Frequently Asked Questions
When should I build a mind map during certification study?
The most effective time to build a mind map is after completing a domain, not during initial learning. Build it from memory first — put the domain name in the center and branch out to every concept you can recall. Then compare your map to your source material to identify missing connections and isolated concepts. This retrieval-first approach produces the encoding benefit that simply organizing notes into a map does not.
How is a mind map different from an outline or a flowchart?
An outline represents hierarchical parent-child relationships. A flowchart represents sequence and decision logic. A mind map represents associative relationships — how concepts connect to each other across a knowledge domain. The key value is that connections can exist between any two nodes, not just between parent and child. This multi-directional relationship structure mirrors how expert knowledge is organized and is what makes mind maps useful for exam preparation.
Should I use software like XMind or draw mind maps by hand?
Use paper for the learning benefit, software for review and reference. Drawing a mind map from memory on paper requires genuine retrieval, which encodes knowledge. Clicking through a digital map you built previously is closer to passive review. A practical workflow: draw from memory on paper after studying each domain, then create a clean digital version for final-week review. The digital version serves as a quick domain reference, not as a learning tool.
What does it mean if a concept only has one connection on my mind map?
Conceptual isolation — a node with only one connection — indicates you know the concept in isolation but have not integrated it with related concepts. On certification exams, scenario questions test exactly those integration points. When you identify an isolated concept, deliberately ask: What other concepts does this connect to? Under what conditions is this concept the right choice versus alternatives? What protocols or services does this concept appear in? Adding those connections completes the integration.
Can I use someone else's mind map for certification review?

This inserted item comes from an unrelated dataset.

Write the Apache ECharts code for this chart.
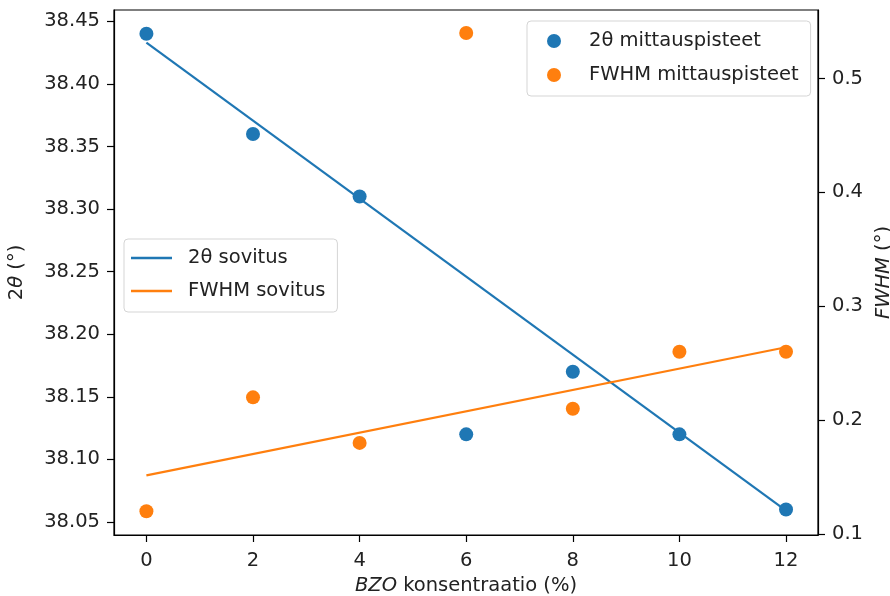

You can use published mind maps for reference — to check whether your own map is missing major branches or to identify relationships you had not considered. But using someone else's map as your primary review tool is passive review; it produces recognition, not retrieval. The retrieval benefit comes specifically from constructing the map from your own memory. Always build your own version first before consulting external maps.